SUPPLIED INFORMATION:

* Start *

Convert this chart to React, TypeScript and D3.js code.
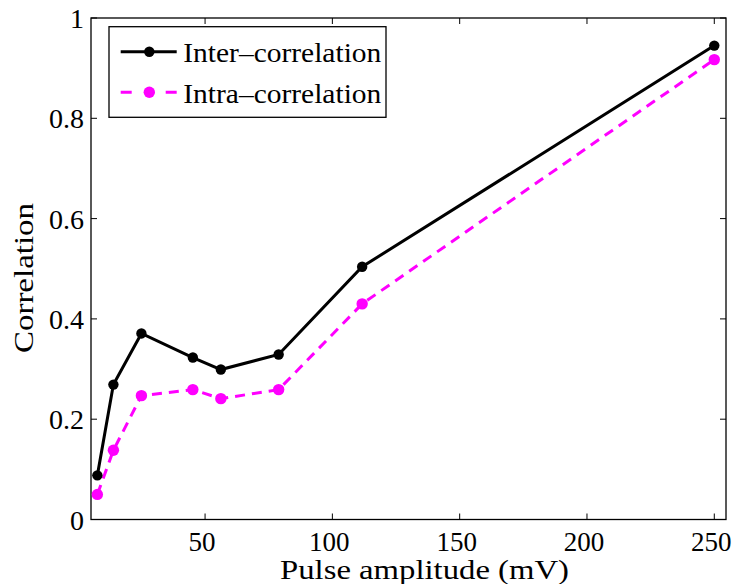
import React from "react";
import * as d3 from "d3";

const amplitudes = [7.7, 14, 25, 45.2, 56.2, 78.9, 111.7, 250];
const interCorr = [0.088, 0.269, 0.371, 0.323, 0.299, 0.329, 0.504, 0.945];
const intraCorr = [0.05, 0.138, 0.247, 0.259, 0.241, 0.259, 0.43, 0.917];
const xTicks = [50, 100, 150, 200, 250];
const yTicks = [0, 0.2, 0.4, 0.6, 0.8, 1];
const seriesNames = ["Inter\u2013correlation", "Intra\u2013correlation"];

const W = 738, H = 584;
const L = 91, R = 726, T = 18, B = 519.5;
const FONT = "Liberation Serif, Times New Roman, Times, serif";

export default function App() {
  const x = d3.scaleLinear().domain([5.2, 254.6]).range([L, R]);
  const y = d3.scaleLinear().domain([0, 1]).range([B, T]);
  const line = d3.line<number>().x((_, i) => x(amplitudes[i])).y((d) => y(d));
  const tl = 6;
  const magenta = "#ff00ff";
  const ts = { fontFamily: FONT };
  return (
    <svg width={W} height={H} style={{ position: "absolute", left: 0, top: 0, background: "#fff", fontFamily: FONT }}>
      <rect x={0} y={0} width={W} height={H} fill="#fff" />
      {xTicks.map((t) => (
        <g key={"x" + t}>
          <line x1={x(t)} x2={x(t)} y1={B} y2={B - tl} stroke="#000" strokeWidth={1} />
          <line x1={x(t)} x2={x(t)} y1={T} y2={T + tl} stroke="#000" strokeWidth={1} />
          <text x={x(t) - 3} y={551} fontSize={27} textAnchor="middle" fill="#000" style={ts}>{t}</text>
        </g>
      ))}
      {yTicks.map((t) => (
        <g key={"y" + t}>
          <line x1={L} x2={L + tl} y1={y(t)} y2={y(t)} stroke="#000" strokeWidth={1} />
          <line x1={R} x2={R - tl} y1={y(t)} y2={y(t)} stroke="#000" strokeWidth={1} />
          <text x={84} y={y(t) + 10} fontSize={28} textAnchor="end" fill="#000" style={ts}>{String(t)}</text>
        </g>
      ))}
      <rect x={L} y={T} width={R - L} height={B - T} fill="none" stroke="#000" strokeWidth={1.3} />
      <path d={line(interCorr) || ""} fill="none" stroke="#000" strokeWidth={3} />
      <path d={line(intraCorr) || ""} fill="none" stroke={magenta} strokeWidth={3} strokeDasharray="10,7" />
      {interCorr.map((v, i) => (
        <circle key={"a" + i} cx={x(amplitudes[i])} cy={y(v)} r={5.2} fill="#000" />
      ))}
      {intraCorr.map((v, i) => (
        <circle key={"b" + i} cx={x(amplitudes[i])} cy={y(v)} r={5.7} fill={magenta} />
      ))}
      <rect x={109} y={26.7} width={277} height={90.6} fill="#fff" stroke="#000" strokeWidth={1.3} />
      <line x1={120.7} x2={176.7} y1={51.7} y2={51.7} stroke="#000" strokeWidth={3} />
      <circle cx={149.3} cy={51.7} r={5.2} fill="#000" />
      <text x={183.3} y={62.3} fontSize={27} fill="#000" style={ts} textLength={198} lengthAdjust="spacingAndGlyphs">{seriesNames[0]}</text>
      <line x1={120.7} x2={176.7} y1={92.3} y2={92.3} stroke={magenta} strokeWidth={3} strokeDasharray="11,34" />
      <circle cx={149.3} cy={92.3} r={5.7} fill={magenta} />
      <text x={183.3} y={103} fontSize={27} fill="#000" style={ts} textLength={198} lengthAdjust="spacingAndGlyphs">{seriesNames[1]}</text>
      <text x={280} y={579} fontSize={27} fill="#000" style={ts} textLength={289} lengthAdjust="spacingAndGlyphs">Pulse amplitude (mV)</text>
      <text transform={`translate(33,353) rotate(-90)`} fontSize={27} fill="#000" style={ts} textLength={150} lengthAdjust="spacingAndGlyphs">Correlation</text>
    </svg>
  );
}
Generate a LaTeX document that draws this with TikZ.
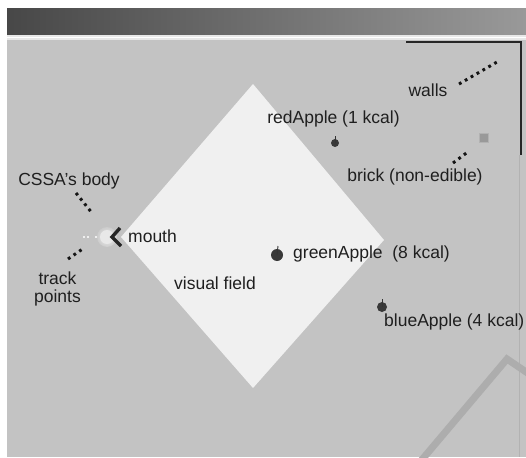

* End *

Your job is to transcribe the entries above exactly; skip the pictures.

ANSWER TO THE TASK:
Convert this chart to React, TypeScript and D3.js code.
import React from "react";
import * as d3 from "d3";

const amplitudes = [7.7, 14, 25, 45.2, 56.2, 78.9, 111.7, 250];
const interCorr = [0.088, 0.269, 0.371, 0.323, 0.299, 0.329, 0.504, 0.945];
const intraCorr = [0.05, 0.138, 0.247, 0.259, 0.241, 0.259, 0.43, 0.917];
const xTicks = [50, 100, 150, 200, 250];
const yTicks = [0, 0.2, 0.4, 0.6, 0.8, 1];
const seriesNames = ["Inter\u2013correlation", "Intra\u2013correlation"];

const W = 738, H = 584;
const L = 91, R = 726, T = 18, B = 519.5;
const FONT = "Liberation Serif, Times New Roman, Times, serif";

export default function App() {
  const x = d3.scaleLinear().domain([5.2, 254.6]).range([L, R]);
  const y = d3.scaleLinear().domain([0, 1]).range([B, T]);
  const line = d3.line<number>().x((_, i) => x(amplitudes[i])).y((d) => y(d));
  const tl = 6;
  const magenta = "#ff00ff";
  const ts = { fontFamily: FONT };
  return (
    <svg width={W} height={H} style={{ position: "absolute", left: 0, top: 0, background: "#fff", fontFamily: FONT }}>
      <rect x={0} y={0} width={W} height={H} fill="#fff" />
      {xTicks.map((t) => (
        <g key={"x" + t}>
          <line x1={x(t)} x2={x(t)} y1={B} y2={B - tl} stroke="#000" strokeWidth={1} />
          <line x1={x(t)} x2={x(t)} y1={T} y2={T + tl} stroke="#000" strokeWidth={1} />
          <text x={x(t) - 3} y={551} fontSize={27} textAnchor="middle" fill="#000" style={ts}>{t}</text>
        </g>
      ))}
      {yTicks.map((t) => (
        <g key={"y" + t}>
          <line x1={L} x2={L + tl} y1={y(t)} y2={y(t)} stroke="#000" strokeWidth={1} />
          <line x1={R} x2={R - tl} y1={y(t)} y2={y(t)} stroke="#000" strokeWidth={1} />
          <text x={84} y={y(t) + 10} fontSize={28} textAnchor="end" fill="#000" style={ts}>{String(t)}</text>
        </g>
      ))}
      <rect x={L} y={T} width={R - L} height={B - T} fill="none" stroke="#000" strokeWidth={1.3} />
      <path d={line(interCorr) || ""} fill="none" stroke="#000" strokeWidth={3} />
      <path d={line(intraCorr) || ""} fill="none" stroke={magenta} strokeWidth={3} strokeDasharray="10,7" />
      {interCorr.map((v, i) => (
        <circle key={"a" + i} cx={x(amplitudes[i])} cy={y(v)} r={5.2} fill="#000" />
      ))}
      {intraCorr.map((v, i) => (
        <circle key={"b" + i} cx={x(amplitudes[i])} cy={y(v)} r={5.7} fill={magenta} />
      ))}
      <rect x={109} y={26.7} width={277} height={90.6} fill="#fff" stroke="#000" strokeWidth={1.3} />
      <line x1={120.7} x2={176.7} y1={51.7} y2={51.7} stroke="#000" strokeWidth={3} />
      <circle cx={149.3} cy={51.7} r={5.2} fill="#000" />
      <text x={183.3} y={62.3} fontSize={27} fill="#000" style={ts} textLength={198} lengthAdjust="spacingAndGlyphs">{seriesNames[0]}</text>
      <line x1={120.7} x2={176.7} y1={92.3} y2={92.3} stroke={magenta} strokeWidth={3} strokeDasharray="11,34" />
      <circle cx={149.3} cy={92.3} r={5.7} fill={magenta} />
      <text x={183.3} y={103} fontSize={27} fill="#000" style={ts} textLength={198} lengthAdjust="spacingAndGlyphs">{seriesNames[1]}</text>
      <text x={280} y={579} fontSize={27} fill="#000" style={ts} textLength={289} lengthAdjust="spacingAndGlyphs">Pulse amplitude (mV)</text>
      <text transform={`translate(33,353) rotate(-90)`} fontSize={27} fill="#000" style={ts} textLength={150} lengthAdjust="spacingAndGlyphs">Correlation</text>
    </svg>
  );
}
Generate a LaTeX document that draws this with TikZ.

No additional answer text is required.